November in Sydney: Sculpture by the Sea; jacaranda, coral trees and bougainvillea in startling bloom; moustaches; exams; and here on Me Fail? I Fly! a sonnet challenge.
For the last few years I have set myself the task of writing 14 sonnets for the blog in November. It turns out that my favoured sonnet form isn’t actually a sonnet at all, but the Onegin stanza – the 14-line stanza used by Pushkin in his narrative poem Eugene Onegin and by Vikram Seth in The Golden Gate. It took me a couple of years to realise that I wasn’t even doing that form properly. Now I think I’ve got it. Here goes with my first poem for 2015.
Because this stanza was developed for narrative, and because I have unfinished business with Virgil’s great, weighty narrative, the Aeneid (I studied Book Two in high school more than 50 years ago), I thought I’d see what happened if I tried pouring some of his lines into Pushkin’s nimble form. It was more fun than I expected. This covers Book 1, lines 1–11 (‘refugee’ is a precise translation; ‘detention’ less so):
Sonnet No 1: Aeneid 1:1–11
War and one man, that’s my story.
A refugee from Homer’s Troy
he started something, built Rome’s glory,
but on the way found little joy.
His boats were stopped, and cruel detention
held him. Courage and invention
won through: he built a dynasty,
brought culture and civility.It’s here I seek for inspiration:
if we’re to make sense of this world,
what harm was done, what grief unfurled
that one of such sound reputation
was made to suffer, struggle so?
Was there some cosmic rage on show?
For anyone wanting to explore further, here is Dryden’s 1697 translation :
Arms, and the man I sing, who, forc’d by fate,
And haughty Juno’s unrelenting hate,
Expell’d and exil’d, left the Trojan shore.

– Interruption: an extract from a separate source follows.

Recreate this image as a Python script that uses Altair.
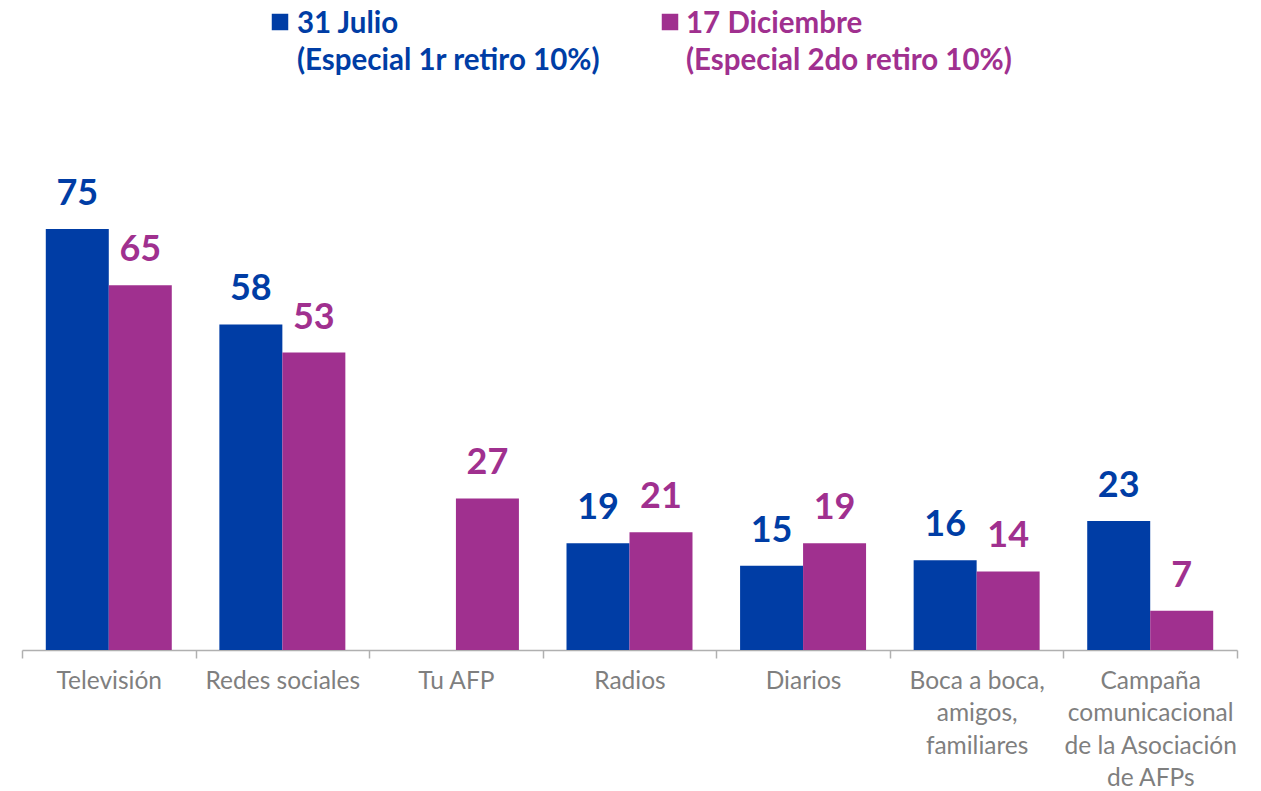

Long labors, both by sea and land, he bore,
And in the doubtful war, before he won
The Latian realm, and built the destin’d town;
His banish’d gods restor’d to rites divine,
And settled sure succession in his line,
From whence the race of Alban fathers come,
And the long glories of majestic Rome.
O Muse! the causes and the crimes relate;
What goddess was provok’d, and whence her hate;
For what offence the Queen of Heav’n began
To persecute so brave, so just a man;
Involv’d his anxious life in endless cares,
Expos’d to wants, and hurried into wars!
Can heav’nly minds such high resentment show,
Or exercise their spite in human woe?
And if you’re really serious, here’s Publius Vergilius Maro:
Arma virumque canō, Trōiae quī prīmus ab ōrīs
Ītaliam, fātō profugus, Lāvīniaque vēnit
lītora, multum ille et terrīs iactātus et altō
vī superum saevae memorem Iūnonis ob īram;
multa quoque et bellō passus, dum conderet urbem,
īnferretque deōs Latiō, genus unde Latīnum,
Albānīque patrēs, atque altae moenia Rōmae.
Mūsa, mihī causās memorā, quō nūmine laesō,
quidve dolēns, rēgīna deum tot volvere cāsūs
insignem pietāte virum, tot adīre labōrēs
impulerit. Tantaene animīs caelestibus īrae?
Added later: You notice interesting things when you translate something, even as roughly as this. I took out the references to supernatural beings – gods, the muse etc. But that, plus the largely ungendered nature of English, strips out a key bit of patterning. In Latin, nouns are generally either masculine, feminine or neuter. In these 11 lines, the man (virum), and his descendants (patres) are masculine, and almost everything else is either neuter (war, fate, godhead) or feminine (especially the goddess Juno, but also rage, cities and so on). The effect in the Latin is of a masculine figure in a feminine world, much of which is inexplicably hostile to him.